-- Exercise --
The copy must start at the line that contains "What D3.js code" and finish at the line that contains "const y = d3.scaleLinear().domain([0,8000]).range([445,86]);", reproducing each line exactly. Any picture in that span is omitted.

-- Rows --
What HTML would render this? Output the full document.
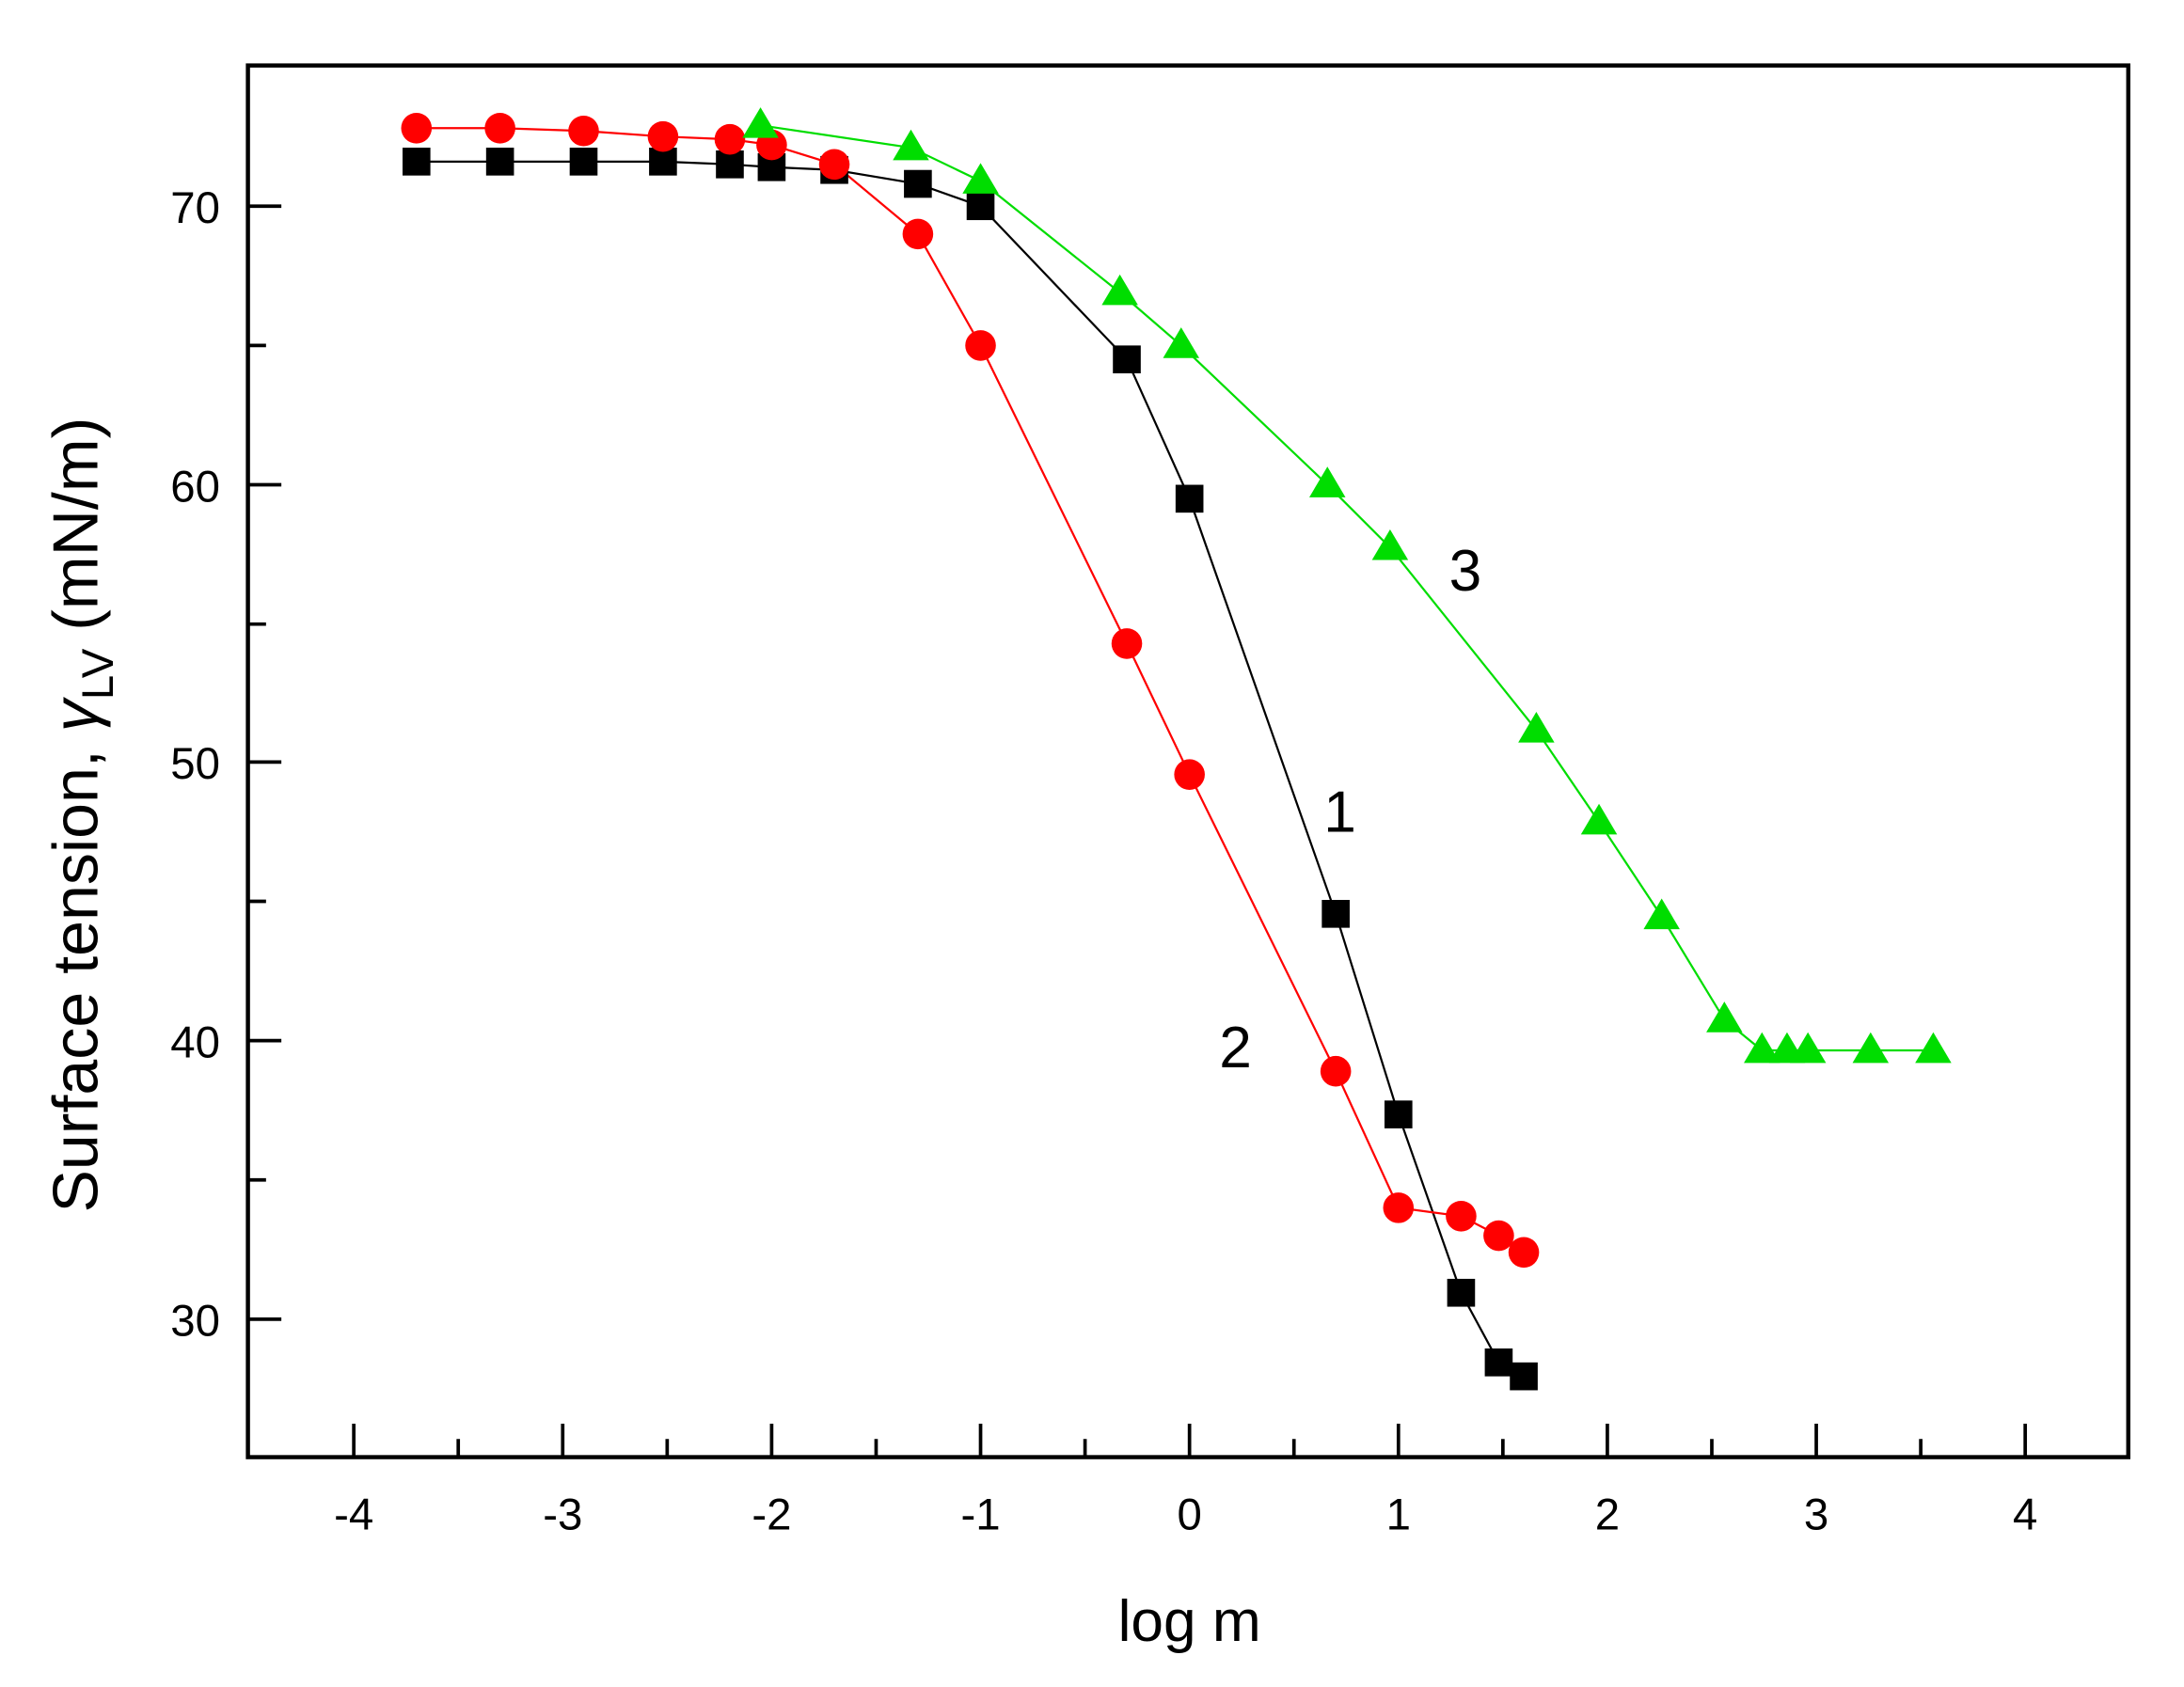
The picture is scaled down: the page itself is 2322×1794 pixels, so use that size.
<!DOCTYPE html>
<html><head><meta charset="utf-8"><style>
html,body{margin:0;padding:0;background:#fff;}
svg{display:block;}
</style></head><body>
<svg width="2322" height="1794" viewBox="0 0 1568 1211" preserveAspectRatio="none" xmlns="http://www.w3.org/2000/svg" font-family="Liberation Sans, Arial, sans-serif">
<rect width="1568" height="1211" fill="#fff"/>
<g stroke="#000" stroke-width="2.5">
<rect x="178" y="47" width="1350" height="999" fill="none" stroke-width="3"/>
<path d="M254 1046v-24M404 1046v-24M554 1046v-24M704 1046v-24M854 1046v-24M1004 1046v-24M1154 1046v-24M1304 1046v-24M1454 1046v-24"/>
<path d="M329 1046v-13M479 1046v-13M629 1046v-13M779 1046v-13M929 1046v-13M1079 1046v-13M1229 1046v-13M1379 1046v-13"/>
<path d="M178 148h24M178 348h24M178 547h24M178 747h24M178 947h24"/>
<path d="M178 248h13M178 448h13M178 647h13M178 847h13"/>
</g>
<g font-size="32" text-anchor="middle" fill="#000">
<text x="254" y="1098">-4</text><text x="404" y="1098">-3</text><text x="554" y="1098">-2</text><text x="704" y="1098">-1</text><text x="854" y="1098">0</text><text x="1004" y="1098">1</text><text x="1154" y="1098">2</text><text x="1304" y="1098">3</text><text x="1454" y="1098">4</text>
</g>
<g font-size="32" text-anchor="end" fill="#000">
<text x="158" y="160">70</text><text x="158" y="360">60</text><text x="158" y="559">50</text><text x="158" y="759">40</text><text x="158" y="959">30</text>
</g>
<text x="854" y="1178" font-size="42" text-anchor="middle">log m</text>
<text transform="translate(70,585) rotate(-90)" font-size="46" text-anchor="middle">Surface tension, <tspan font-style="italic">γ</tspan><tspan font-size="32" dy="11">LV</tspan><tspan dy="-11"> (mN/m)</tspan></text>
<text x="1052" y="424" font-size="42" text-anchor="middle">3</text>
<text x="962" y="597" font-size="42" text-anchor="middle">1</text>
<text x="887" y="766" font-size="42" text-anchor="middle">2</text>
<polyline fill="none" stroke="#000" stroke-width="1.5" points="299,116 359,116 419,116 476,116 524,118 554,120 599,122 659,132 704,148 809,258 854,358 959,656 1004,800 1049,928 1076,978 1094,988"/>
<polyline fill="none" stroke="#f00" stroke-width="1.5" points="299,92 359,92 419,94 476,98 524,100 554,104 599,118 659,168 704,248 809,462 854,556 959,769 1004,867 1049,873 1076,887 1094,899"/>
<polyline fill="none" stroke="#0d0" stroke-width="1.5" points="546,90 654,106 704,130 804,210 848,248 953,348 998,393 1103,524 1148,590 1193,658 1238,732 1265,754 1283,754 1298,754 1343,754 1388,754"/>
<g fill="#000">
<rect x="289" y="106" width="20" height="20"/><rect x="349" y="106" width="20" height="20"/><rect x="409" y="106" width="20" height="20"/><rect x="466" y="106" width="20" height="20"/><rect x="514" y="108" width="20" height="20"/><rect x="544" y="110" width="20" height="20"/><rect x="589" y="112" width="20" height="20"/><rect x="649" y="122" width="20" height="20"/><rect x="694" y="138" width="20" height="20"/><rect x="799" y="248" width="20" height="20"/><rect x="844" y="348" width="20" height="20"/><rect x="949" y="646" width="20" height="20"/><rect x="994" y="790" width="20" height="20"/><rect x="1039" y="918" width="20" height="20"/><rect x="1066" y="968" width="20" height="20"/><rect x="1084" y="978" width="20" height="20"/>
</g>
<g fill="#f00">
<circle cx="299" cy="92" r="11"/><circle cx="359" cy="92" r="11"/><circle cx="419" cy="94" r="11"/><circle cx="476" cy="98" r="11"/><circle cx="524" cy="100" r="11"/><circle cx="554" cy="104" r="11"/><circle cx="599" cy="118" r="11"/><circle cx="659" cy="168" r="11"/><circle cx="704" cy="248" r="11"/><circle cx="809" cy="462" r="11"/><circle cx="854" cy="556" r="11"/><circle cx="959" cy="769" r="11"/><circle cx="1004" cy="867" r="11"/><circle cx="1049" cy="873" r="11"/><circle cx="1076" cy="887" r="11"/><circle cx="1094" cy="899" r="11"/>
</g>
<g fill="#0d0">
<path d="M546,77l13,22h-26z"/><path d="M654,93l13,22h-26z"/><path d="M704,117l13,22h-26z"/><path d="M804,197l13,22h-26z"/><path d="M848,235l13,22h-26z"/><path d="M953,335l13,22h-26z"/><path d="M998,380l13,22h-26z"/><path d="M1103,511l13,22h-26z"/><path d="M1148,577l13,22h-26z"/><path d="M1193,645l13,22h-26z"/><path d="M1238,719l13,22h-26z"/><path d="M1265,741l13,22h-26z"/><path d="M1283,741l13,22h-26z"/><path d="M1298,741l13,22h-26z"/><path d="M1343,741l13,22h-26z"/><path d="M1388,741l13,22h-26z"/>
</g>
</svg>
</body></html>
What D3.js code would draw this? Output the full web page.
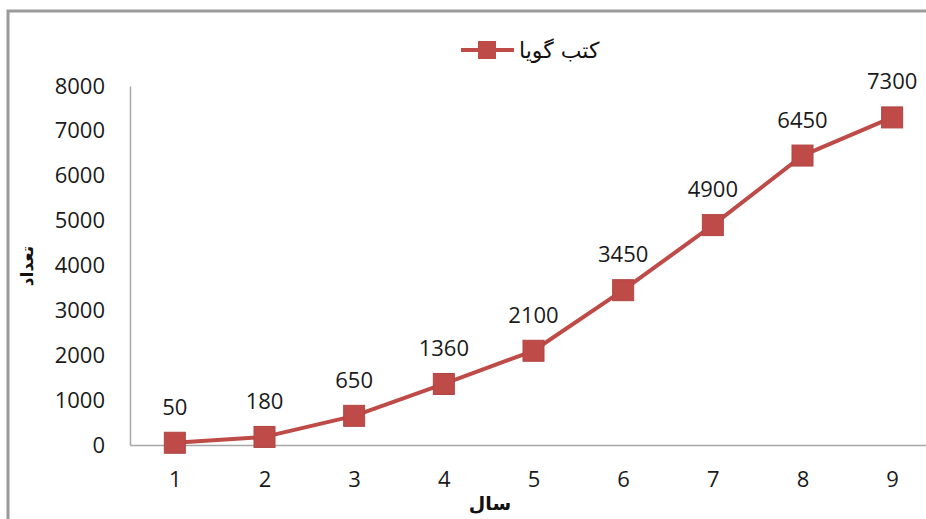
<!DOCTYPE html>
<html><head><meta charset="utf-8">
<script src="https://cdn.jsdelivr.net/npm/d3@7"></script>
<style>html,body{margin:0;padding:0;background:#fff;overflow:hidden}</style>
</head><body>
<svg id="chart" width="926" height="519"></svg>
<script>
const categories = ["1","2","3","4","5","6","7","8","9"];
const values = [50,180,650,1360,2100,3450,4900,6450,7300];
const yTicks = [0,1000,2000,3000,4000,5000,6000,7000,8000];
const seriesName = "کتب گویا";
const xTitle = "سال";
const yTitle = "تعداد";

const svg = d3.select("#chart");
const color = "#BE4B48";
const numFont = "'Open Sans', sans-serif";
const arFont = "'DejaVu Sans', sans-serif";

// outer border
svg.append("rect").attr("x",8).attr("y",11).attr("width",1000).attr("height",600)
  .attr("fill","none").attr("stroke","#9a9a9a").attr("stroke-width",3);

const x = d3.scalePoint().domain(categories).range([130,937]).padding(0.5);
const y = d3.scaleLinear().domain([0,8000]).range([445,86]);

const yAxis = svg.append("g").attr("transform","translate(130,0)")
  .call(d3.axisLeft(y).tickValues(yTicks).tickSize(0).tickPadding(25).tickFormat(d3.format("d")));
yAxis.select(".domain").attr("stroke","#a6a6a6").attr("stroke-width",1.5);
yAxis.selectAll("text").attr("font-family",numFont).attr("font-size",22).attr("fill","#1a1a1a");

const xAxis = svg.append("g").attr("transform","translate(0,445)")
  .call(d3.axisBottom(x).tickSize(0).tickPadding(26));
xAxis.select(".domain").attr("stroke","#a6a6a6").attr("stroke-width",1.5);
xAxis.selectAll("text").attr("font-family",numFont).attr("font-size",22).attr("fill","#1a1a1a");

const data = categories.map((c,i)=>({c, v:values[i]}));
const line = d3.line().x(d=>x(d.c)).y(d=>y(d.v));
svg.append("path").datum(data).attr("d",line).attr("fill","none")
  .attr("stroke",color).attr("stroke-width",4).attr("stroke-linejoin","round");

const ms = 21;
svg.selectAll("rect.pt").data(data).join("rect").attr("class","pt")
  .attr("x",d=>x(d.c)-ms/2).attr("y",d=>y(d.v)-ms/2).attr("width",ms).attr("height",ms)
  .attr("fill",color).attr("stroke","#b04542").attr("stroke-width",1);

svg.selectAll("text.lbl").data(data).join("text").attr("class","lbl")
  .attr("x",d=>x(d.c)).attr("y",d=>y(d.v)-28)
  .attr("text-anchor","middle").attr("font-family",numFont).attr("font-size",22).attr("fill","#1a1a1a")
  .text(d=>d.v);

// legend
const lg = svg.append("g");
lg.append("line").attr("x1",461).attr("x2",514).attr("y1",50).attr("y2",50)
  .attr("stroke",color).attr("stroke-width",4);
lg.append("rect").attr("x",478).attr("y",41).attr("width",18).attr("height",18).attr("fill",color);
lg.append("text").attr("x",519).attr("y",58).attr("text-anchor","start")
  .attr("font-family",arFont).attr("font-size",22).attr("fill","#111").text(seriesName);

// axis titles
svg.append("text").attr("x",490).attr("y",510).attr("text-anchor","middle")
  .attr("font-family",arFont).attr("font-size",19).attr("font-weight","bold").attr("fill","#111").text(xTitle);
svg.append("text").attr("transform","translate(33,266) rotate(-90)").attr("text-anchor","middle")
  .attr("font-family",arFont).attr("font-size",17).attr("font-weight","bold").attr("fill","#111").text(yTitle);
</script>
</body></html>
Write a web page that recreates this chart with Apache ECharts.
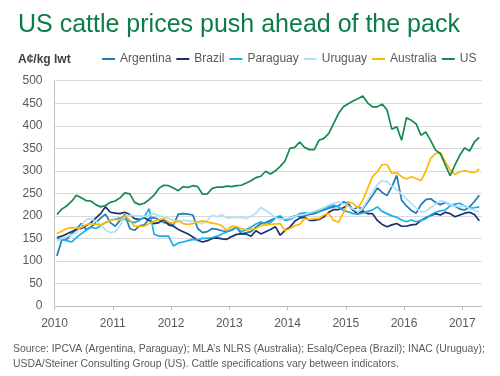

-- Exercise solution --
What D3.js code would draw this? Output the full web page.
<!DOCTYPE html>
<html><head><meta charset="utf-8">
<script src="https://cdn.jsdelivr.net/npm/d3@7"></script>
<style>html,body{margin:0;padding:0;background:#fff;overflow:hidden}</style>
</head><body>
<svg id="chart" width="926" height="519"></svg>
<script>
const categories = ["1","2","3","4","5","6","7","8","9"];
const values = [50,180,650,1360,2100,3450,4900,6450,7300];
const yTicks = [0,1000,2000,3000,4000,5000,6000,7000,8000];
const seriesName = "کتب گویا";
const xTitle = "سال";
const yTitle = "تعداد";

const svg = d3.select("#chart");
const color = "#BE4B48";
const numFont = "'Open Sans', sans-serif";
const arFont = "'DejaVu Sans', sans-serif";

// outer border
svg.append("rect").attr("x",8).attr("y",11).attr("width",1000).attr("height",600)
  .attr("fill","none").attr("stroke","#9a9a9a").attr("stroke-width",3);

const x = d3.scalePoint().domain(categories).range([130,937]).padding(0.5);
const y = d3.scaleLinear().domain([0,8000]).range([445,86]);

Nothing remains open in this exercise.